▶ _Data to process_
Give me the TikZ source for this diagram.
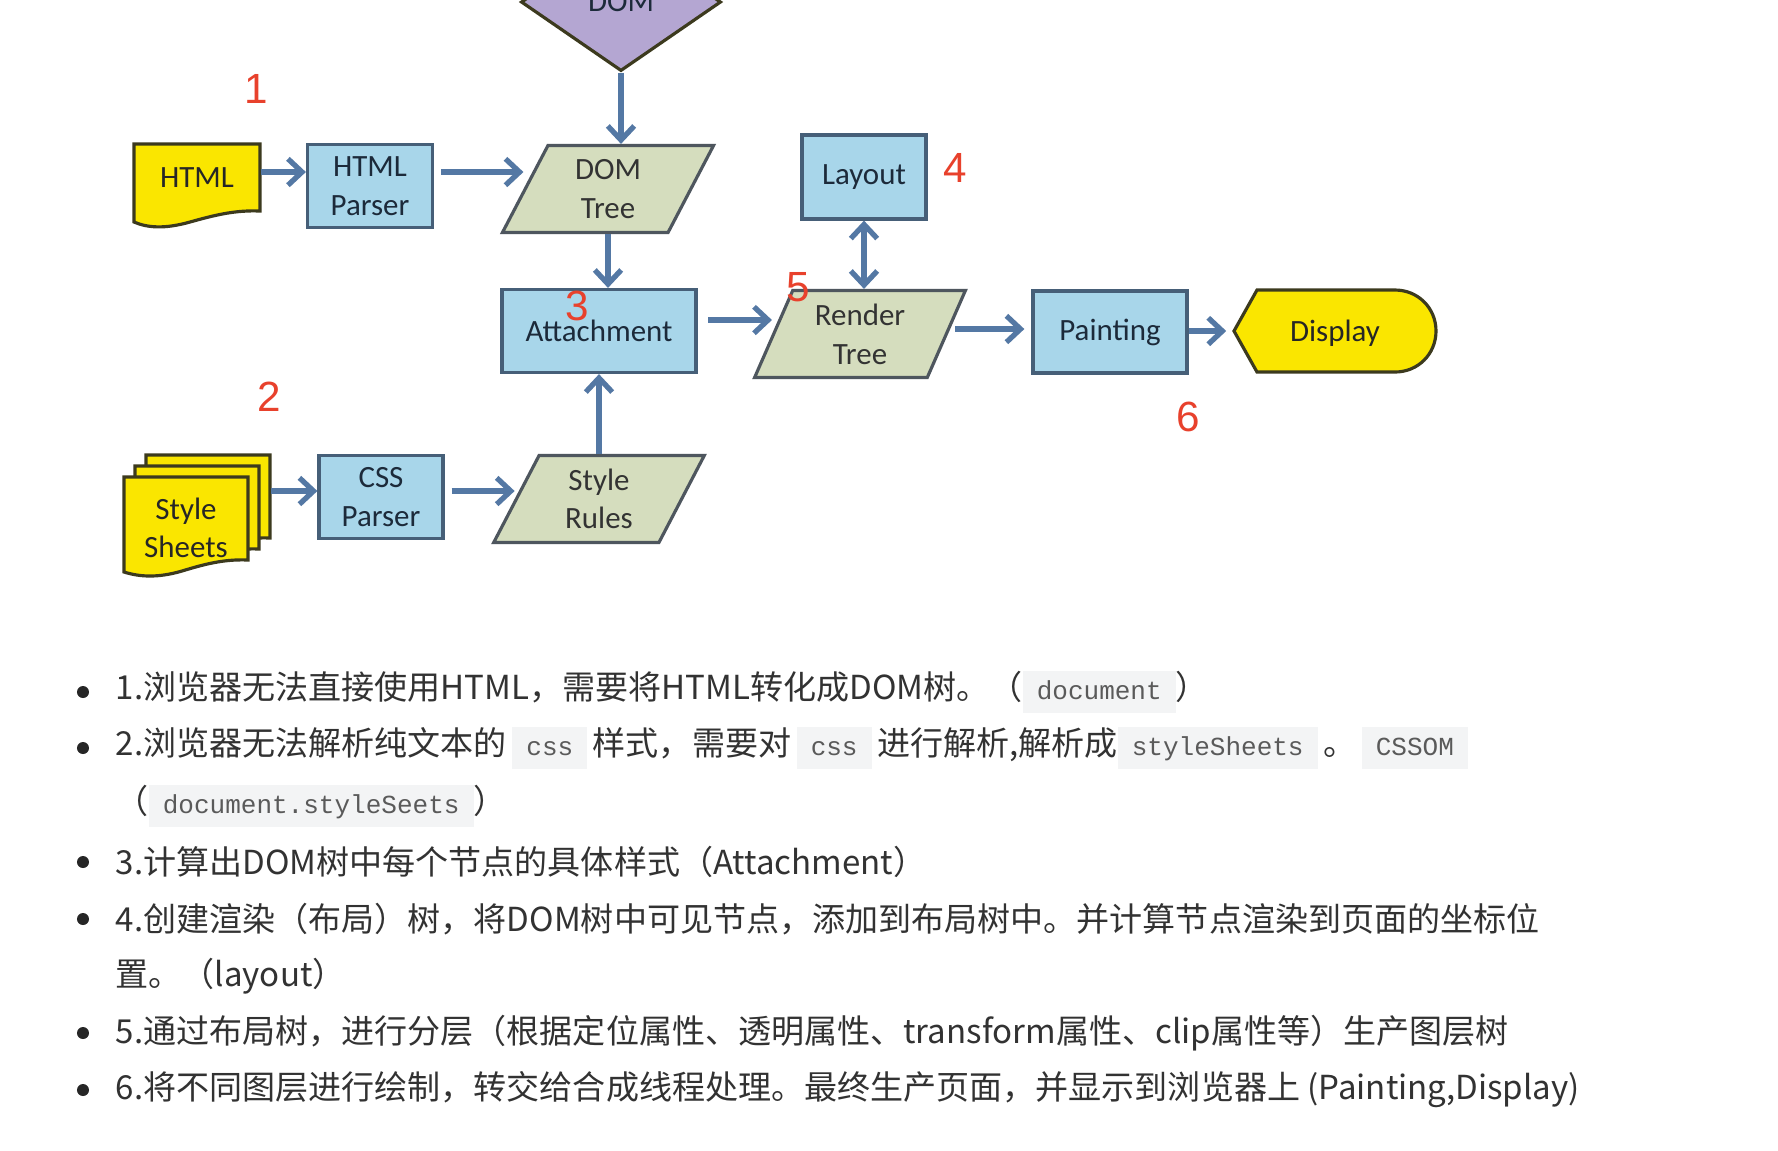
\documentclass[tikz,border=0pt]{standalone}
\usepackage{fontspec}
\usetikzlibrary{shapes.geometric,arrows.meta}
\newfontfamily\diagfont{Carlito}
\newfontfamily\zhfont{Noto Sans CJK SC}
\newfontfamily\codefont{Liberation Mono}
\newfontfamily\numfont{Liberation Sans}

\definecolor{boxblue}{RGB}{168,214,234}
\definecolor{boxedge}{RGB}{70,95,120}
\definecolor{boxtext}{RGB}{28,42,58}
\definecolor{datagreen}{RGB}{213,221,190}
\definecolor{dataedge}{RGB}{78,86,94}
\definecolor{docyellow}{RGB}{250,230,0}
\definecolor{docedge}{RGB}{60,58,30}
\definecolor{dompurple}{RGB}{180,166,210}
\definecolor{flowblue}{RGB}{84,120,164}
\definecolor{numred}{RGB}{232,65,44}
\definecolor{bodytext}{RGB}{50,50,50}
\definecolor{codetext}{RGB}{90,90,90}
\definecolor{codebg}{RGB}{243,244,245}

\newcommand{\inlinecode}[1]{{\setlength{\fboxsep}{1pt}\colorbox{codebg}{\hspace{3pt}\color{codetext}\codefont\fontsize{7.4}{10}\selectfont\strut#1\hspace{3pt}}}}

\tikzset{
  procbox/.style={draw=boxedge,fill=boxblue,line width=0.9pt,minimum height=0.83cm,
    align=center,text=boxtext,font=\diagfont\fontsize{8.8}{11}\selectfont},
  databox/.style={trapezium,trapezium left angle=67,trapezium right angle=113,
    trapezium stretches=true,draw=dataedge,fill=datagreen,line width=0.9pt,
    minimum height=0.87cm,minimum width=2.11cm,inner sep=0pt,
    align=center,text=black!80,font=\diagfont\fontsize{8.8}{11}\selectfont},
  docshape/.style={draw=docedge,fill=docyellow,line width=0.9pt},
  doctext/.style={rectangle,inner sep=0pt,align=center,text=black!85,
    font=\diagfont\fontsize{8.8}{11}\selectfont},
  flow/.style={draw=flowblue,line width=1.5pt,-{Straight Barb[length=4pt,width=7.5pt]}},
  stepnum/.style={text=numred,font=\numfont\fontsize{12}{14}\selectfont},
  listline/.style={anchor=west,inner sep=0pt,text=bodytext,
    font=\zhfont\fontsize{9.4}{11}\selectfont},
  bullet/.style={circle,fill=black!85,inner sep=0pt,minimum size=0.12cm}
}

\begin{document}
\begin{tikzpicture}[x=0.01cm,y=-0.01cm]
\useasboundingbox (0,0) rectangle (1778,1150);
\fill[white] (0,0) rectangle (1778,1150);

% DOM, cut by the top edge
\node[diamond,draw=docedge,fill=dompurple,line width=0.9pt,minimum width=2cm,
  minimum height=1.38cm,inner sep=0pt,text=boxtext,
  font=\diagfont\fontsize{8.8}{11}\selectfont] (dom) at (621,2) {DOM};

% HTML document
\draw[docshape] (134,222) -- (134,144) -- (260,144) -- (260,211)
  .. controls (235,210) and (215,215) .. (190,222)
  .. controls (165,229) and (148,228) .. (134,222) -- cycle;
\node[doctext,minimum width=1.26cm,minimum height=0.56cm] (html) at (197,178) {HTML};

% style sheets, three pages
\draw[docshape] (146,550) -- (146,455) -- (270,455) -- (270,538)
  .. controls (246,537) and (227,542) .. (204,549)
  .. controls (180,556) and (162,555) .. (146,550) -- cycle;
\draw[docshape] (135,561) -- (135,466) -- (259,466) -- (259,549)
  .. controls (235,548) and (216,553) .. (193,560)
  .. controls (169,567) and (151,566) .. (135,561) -- cycle;
\draw[docshape] (124,572) -- (124,477) -- (248,477) -- (248,560)
  .. controls (224,559) and (205,564) .. (182,571)
  .. controls (158,578) and (140,577) .. (124,572) -- cycle;
\node[doctext,minimum width=1.24cm,minimum height=0.72cm] (sheetsback) at (208,491) {};
\node[doctext] (sheets) at (186,528) {Style\\Sheets};

% Display
\draw[docshape] (1234,331) -- (1257,290) -- (1395,290)
  .. controls (1418,290) and (1436,308) .. (1436,331)
  .. controls (1436,354) and (1418,372) .. (1395,372)
  -- (1257,372) -- cycle;
\node[doctext,minimum width=2.02cm,minimum height=0.82cm] (display) at (1335,333) {Display};

\node[procbox,minimum width=1.25cm] (htmlparser) at (370,186) {HTML\\Parser};
\node[databox] (domtree) at (608,189) {DOM\\Tree};
\node[procbox,minimum width=1.24cm,minimum height=0.84cm] (layout) at (864,177) {Layout};
\node[procbox,minimum width=1.94cm] (attach) at (599,331) {Attachment};
\node[databox] (render) at (860,334) {Render\\Tree};
\node[procbox,minimum width=1.54cm,minimum height=0.82cm] (paint) at (1110,332) {Painting};
\node[procbox,minimum width=1.24cm] (cssparser) at (381,497) {CSS\\Parser};
\node[databox] (rules) at (599,499) {Style\\Rules};

% connectors
\draw[flow] ([yshift=0.06cm]html.east) -- ([yshift=0.06cm]html.east -| htmlparser.west);
\draw[flow,shorten <=2pt] ([yshift=0.06cm]html.east -| htmlparser.east) -- ([yshift=0.06cm]html.east -| domtree.west);
\draw[flow] (dom.south) -- (dom.south |- domtree.north);
\draw[flow] (domtree.south) -- (domtree.south |- attach.north);
\draw[flow] (attach.south |- rules.north) -- (attach.south);
\draw[flow,shorten <=3pt] ([yshift=0.11cm]attach.east) -- ([yshift=0.11cm]attach.east -| render.west);
\draw[flow,{Straight Barb[length=4pt,width=7.5pt]}-{Straight Barb[length=4pt,width=7.5pt]}]
  (layout.south) -- (layout.south |- render.north);
\draw[flow,shorten <=2pt,shorten >=2pt] ([yshift=0.05cm]render.east) -- ([yshift=0.05cm]render.east -| paint.west);
\draw[flow,shorten >=2pt] ([yshift=0.01cm]paint.east) -- ([yshift=0.01cm]paint.east -| display.west);
\draw[flow] (sheetsback.east) -- (sheetsback.east -| cssparser.west);
\draw[flow,shorten <=2pt] (cssparser.east |- sheetsback.east) -- (rules.west |- sheetsback.east);

% step numbers
\node[stepnum] (n1) at (256,89) {1};
\node[stepnum] (n2) at (269,397) {2};
\node[stepnum] (n3) at (577,306) {3};
\node[stepnum] (n4) at (955,168) {4};
\node[stepnum] (n5) at (798,287) {5};
\node[stepnum] (n6) at (1188,417) {6};

% notes
\node[bullet] (b1) at (83,692) {};
\node[listline] (l1) at (115,692) {1.浏览器无法直接使用HTML，需要将HTML转化成DOM树。（\inlinecode{document}）};
\node[bullet] (b2) at (83,748) {};
\node[listline] (l2) at (115,748) {2.浏览器无法解析纯文本的\,\inlinecode{css}\,样式，需要对\,\inlinecode{css}\,进行解析,解析成\inlinecode{styleSheets}\,。\,\inlinecode{CSSOM}};
\node[listline] (l3) at (115,806) {（\inlinecode{document.styleSeets}）};
\node[bullet] (b4) at (83,862) {};
\node[listline] (l4) at (115,862) {3.计算出DOM树中每个节点的具体样式（Attachment）};
\node[bullet] (b5) at (83,919) {};
\node[listline] (l5) at (115,919) {4.创建渲染（布局）树，将DOM树中可见节点，添加到布局树中。并计算节点渲染到页面的坐标位};
\node[listline] (l6) at (115,976) {置。（layout）};
\node[bullet] (b7) at (83,1033) {};
\node[listline] (l7) at (115,1033) {5.通过布局树，进行分层（根据定位属性、透明属性、transform属性、clip属性等）生产图层树};
\node[bullet] (b8) at (83,1090) {};
\node[listline] (l8) at (115,1090) {6.将不同图层进行绘制，转交给合成线程处理。最终生产页面，并显示到浏览器上 (Painting,Display)};
\end{tikzpicture}
\end{document}
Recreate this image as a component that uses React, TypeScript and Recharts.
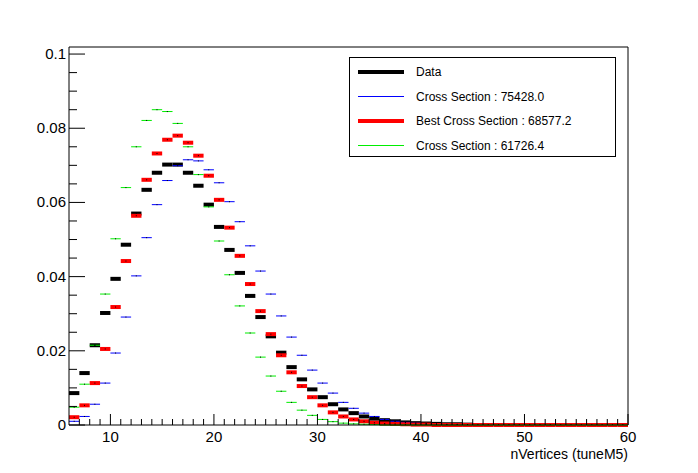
import React from 'react';
import { ComposedChart, Scatter, XAxis, YAxis, ErrorBar } from 'recharts';

const binStart = 6;
const dataVals = [0.0086,0.0140,0.0215,0.0302,0.0394,0.0486,0.0570,0.0634,0.0680,0.0702,0.0702,0.0680,0.0645,0.0594,0.0534,0.0472,0.0410,0.0348,0.0291,0.0239,0.0195,0.0156,0.0123,0.0096,0.0075,0.0056,0.0042,0.0032,0.0023,0.0017,0.0013,0.0010,0.0007,0.0005,0.0004,0.0003,0.0002,0.0002,0.0001];
const blueVals = [0.0010,0.0023,0.0056,0.0113,0.0194,0.0291,0.0402,0.0505,0.0594,0.0659,0.0699,0.0715,0.0712,0.0688,0.0653,0.0602,0.0548,0.0483,0.0415,0.0353,0.0294,0.0237,0.0188,0.0148,0.0113,0.0086,0.0061,0.0045,0.0032,0.0023,0.0015,0.0010,0.0007,0.0005,0.0003,0.0002];
const redVals = [0.0021,0.0053,0.0113,0.0205,0.0318,0.0442,0.0564,0.0661,0.0732,0.0769,0.0780,0.0761,0.0726,0.0672,0.0607,0.0532,0.0456,0.0380,0.0307,0.0245,0.0188,0.0142,0.0105,0.0075,0.0053,0.0034,0.0023,0.0015,0.0010,0.0006,0.0004,0.0003,0.0002,0.0001,0.0001,0,0,0,0,0,0,0,0,0,0,0,0,0,0,0,0,0,0,0];
const greenVals = [0.0048,0.0110,0.0215,0.0353,0.0502,0.0640,0.0750,0.0821,0.0850,0.0845,0.0813,0.0750,0.0675,0.0588,0.0496,0.0405,0.0321,0.0248,0.0183,0.0132,0.0091,0.0061,0.0040,0.0026,0.0015,0.0009,0.0005,0.0003,0.0002,0.0001,0,0,0,0,0,0,0,0,0,0,0,0,0,0,0,0,0,0,0,0,0,0,0,0];
const xTicks = [10, 20, 30, 40, 50, 60];
const xMinor = [7,8,9,11,12,13,14,15,16,17,18,19,21,22,23,24,25,26,27,28,29,31,32,33,34,35,36,37,38,39,41,42,43,44,45,46,47,48,49,51,52,53,54,55,56,57,58,59];
const yTicks = [0, 0.02, 0.04, 0.06, 0.08, 0.1];
const yMinor = [0.005,0.01,0.015,0.025,0.03,0.035,0.045,0.05,0.055,0.065,0.07,0.075,0.085,0.09,0.095];
const legendItems = [
  { name: 'Data', color: '#000', w: 4 },
  { name: 'Cross Section : 75428.0', color: '#0000ff', w: 1 },
  { name: 'Best Cross Section : 68577.2', color: '#ff0000', w: 4 },
  { name: 'Cross Section : 61726.4', color: '#00ee00', w: 1 },
];

const toPts = (vals: number[]) => vals.map((v, i) => ({ x: binStart + i + 0.5, y: v, e: 0.5 }));

const font = 'Liberation Sans, Arial, sans-serif';

const XTick = (props: any) => {
  const { x, y, payload } = props;
  const major = xTicks.includes(payload.value);
  return (
    <g>
      <line x1={x} x2={x} y1={y} y2={y - (major ? 11 : 6)} stroke="#000" />
      {major && <text x={x} y={y + 17} textAnchor="middle" fontSize={15} fontFamily={font}>{payload.value}</text>}
    </g>
  );
};
const YTick = (props: any) => {
  const { x, y, payload } = props;
  const v = payload.value;
  const major = yTicks.some((t) => Math.abs(t - v) < 1e-9);
  return (
    <g>
      <line x1={x} x2={x + (major ? 16 : 8)} y1={y} y2={y} stroke="#000" />
      {major && <text x={x - 3} y={y + 5} textAnchor="end" fontSize={15} fontFamily={font}>{v === 0 ? '0' : String(+v.toFixed(2))}</text>}
    </g>
  );
};

const series = [
  { vals: dataVals, color: '#000', w: 4 },
  { vals: blueVals, color: '#0000ff', w: 1 },
  { vals: redVals, color: '#ff0000', w: 4 },
  { vals: greenVals, color: '#00ee00', w: 1 },
];

export default function App() {
  return (
    <div style={{ position: 'absolute', left: 0, top: 0, width: 698, height: 473, background: '#fff' }}>
      <ComposedChart width={698} height={473} margin={{ top: 47, left: 29, right: 70, bottom: 18 }}>
        <XAxis type="number" dataKey="x" domain={[6, 60]} ticks={[...xTicks, ...xMinor]} interval={0}
          tick={<XTick />} tickLine={false} tickSize={0} tickMargin={0} height={30} stroke="#000" allowDataOverflow />
        <YAxis type="number" dataKey="y" domain={[0, 0.1019]} ticks={[...yTicks, ...yMinor]} interval={0}
          tick={<YTick />} tickLine={false} tickSize={0} tickMargin={0} width={40} stroke="#000" allowDataOverflow />
        {series.map((s, i) => (
          <Scatter key={i} data={toPts(s.vals)} isAnimationActive={false} fill={s.color}
            shape={(p: any) => <rect x={p.cx - 0.5} y={p.cy - 0.5} width={1} height={1} fill="#000" />}>
            <ErrorBar dataKey="e" direction="x" width={0} stroke={s.color} strokeWidth={s.w} isAnimationActive={false} />
          </Scatter>
        ))}
        <line x1={628} x2={628} y1={47} y2={425} stroke="#000" />
        <line x1={69} x2={628} y1={47} y2={47} stroke="#000" />
      </ComposedChart>
      <div style={{ position: 'absolute', left: 349, top: 57, width: 265, height: 98, border: '1px solid #000', background: '#fff', fontFamily: font, fontSize: 12 }}>
        {legendItems.map((it, i) => (
          <div key={i} style={{ position: 'absolute', left: 8, top: 4 + i * 24.5, height: 20, display: 'flex', alignItems: 'center' }}>
            <div style={{ width: 46, height: it.w, background: it.color }} />
            <span style={{ marginLeft: 12 }}>{it.name}</span>
          </div>
        ))}
      </div>
      <div style={{ position: 'absolute', right: 70, top: 446, fontFamily: font, fontSize: 14, lineHeight: '16px' }}>nVertices (tuneM5)</div>
    </div>
  );
}
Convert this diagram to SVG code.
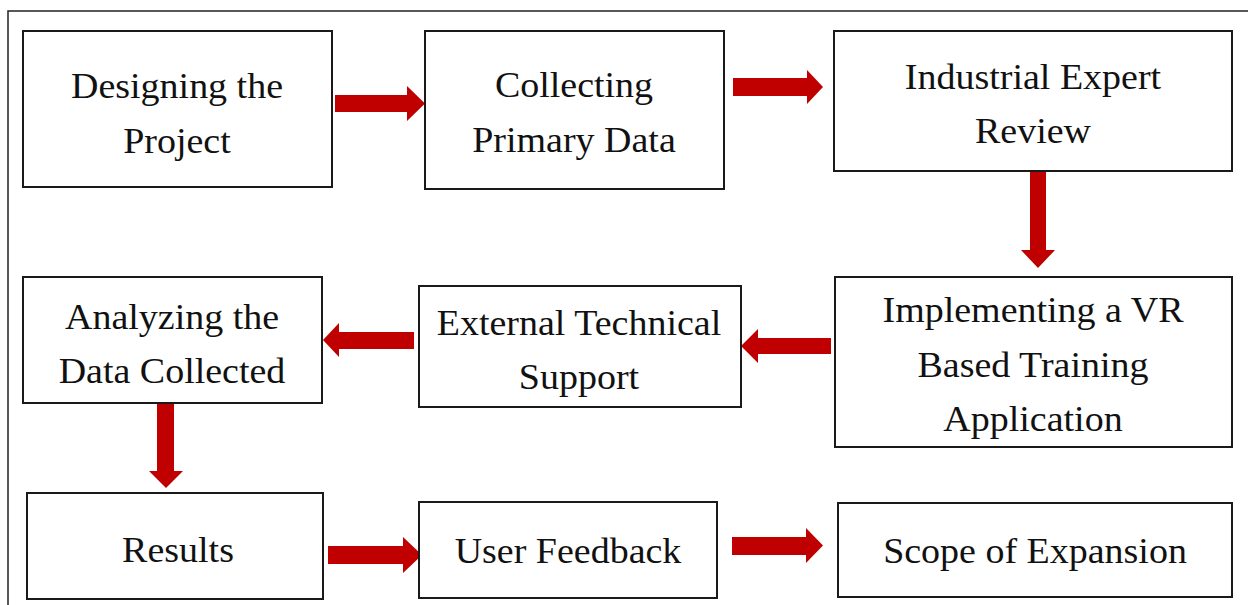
<svg xmlns="http://www.w3.org/2000/svg" width="1248" height="605" viewBox="0 0 1248 605">
  <style>
    .frame { fill: none; stroke: #222; stroke-width: 1.5; }
    .box { fill: #fff; stroke: #1a1a1a; stroke-width: 2; }
    .lbl { font-family: "Liberation Serif", "Times New Roman", serif; font-size: 36px; fill: #111; text-anchor: middle; }
    .arr { fill: #C00000; }
  </style>
  <rect x="0" y="0" width="1248" height="605" fill="#fff"/>
  <rect class="frame" x="8" y="11" width="1260" height="620"/>

  <g id="connectors">
    <polygon class="arr" points="335,95 407,95 407,86 425,103.5 407,121 407,112 335,112"/>
    <polygon class="arr" points="733,78 807,78 807,70 823,87 807,104 807,96 733,96"/>
    <polygon class="arr" points="1030,172 1046,172 1046,250 1055,250 1038,268 1021,250 1030,250"/>
    <polygon class="arr" points="831,338 758,338 758,329 741,346 758,363 758,354 831,354"/>
    <polygon class="arr" points="414,332 339,332 339,323 323,340 339,357 339,349 414,349"/>
    <polygon class="arr" points="157,404 174,404 174,471 183,471 166,488 149,471 157,471"/>
    <polygon class="arr" points="328,546 403,546 403,537 422,555 403,573 403,564 328,564"/>
    <polygon class="arr" points="732,537 806,537 806,528 823,545.5 806,563 806,555 732,555"/>
  </g>

  <g id="node-designing">
    <rect class="box" x="23" y="31" width="309" height="156"/>
    <text class="lbl" transform="translate(177,98) scale(1.055,1)">Designing the</text>
    <text class="lbl" transform="translate(177,153) scale(1.055,1)">Project</text>
  </g>
  <g id="node-collecting">
    <rect class="box" x="425" y="31" width="299" height="158"/>
    <text class="lbl" transform="translate(574,97) scale(1.055,1)">Collecting</text>
    <text class="lbl" transform="translate(574,152) scale(1.055,1)">Primary Data</text>
  </g>
  <g id="node-expert">
    <rect class="box" x="834" y="31" width="398" height="140"/>
    <text class="lbl" transform="translate(1033,89) scale(1.055,1)">Industrial Expert</text>
    <text class="lbl" transform="translate(1033,143) scale(1.055,1)">Review</text>
  </g>
  <g id="node-implementing">
    <rect class="box" x="835" y="277" width="397" height="170"/>
    <text class="lbl" transform="translate(1033,322) scale(1.055,1)">Implementing a VR</text>
    <text class="lbl" transform="translate(1033,377) scale(1.055,1)">Based Training</text>
    <text class="lbl" transform="translate(1033,431) scale(1.055,1)">Application</text>
  </g>
  <g id="node-external">
    <rect class="box" x="419" y="286" width="322" height="121"/>
    <text class="lbl" transform="translate(579,335) scale(1.055,1)">External Technical</text>
    <text class="lbl" transform="translate(579,389) scale(1.055,1)">Support</text>
  </g>
  <g id="node-analyzing">
    <rect class="box" x="23" y="277" width="299" height="126"/>
    <text class="lbl" transform="translate(172,329) scale(1.055,1)">Analyzing the</text>
    <text class="lbl" transform="translate(172,383) scale(1.055,1)">Data Collected</text>
  </g>
  <g id="node-results">
    <rect class="box" x="27" y="493" width="296" height="106"/>
    <text class="lbl" transform="translate(178,562) scale(1.055,1)">Results</text>
  </g>
  <g id="node-feedback">
    <rect class="box" x="419" y="502" width="298" height="96"/>
    <text class="lbl" transform="translate(568,563) scale(1.055,1)">User Feedback</text>
  </g>
  <g id="node-scope">
    <rect class="box" x="838" y="503" width="394" height="94"/>
    <text class="lbl" transform="translate(1035,563) scale(1.055,1)">Scope of Expansion</text>
  </g>
</svg>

▶ _Written instruction_
Every line from the one containing "Recreate this image" through the one containing "XAxis, YAxis, ErrorBar" should be quoted exactly, and no other lines; keep pictures out of the copy.

▶ _Response_
Recreate this image as a component that uses React, TypeScript and Recharts.
import React from 'react';
import { ComposedChart, Scatter, XAxis, YAxis, ErrorBar } from 'recharts';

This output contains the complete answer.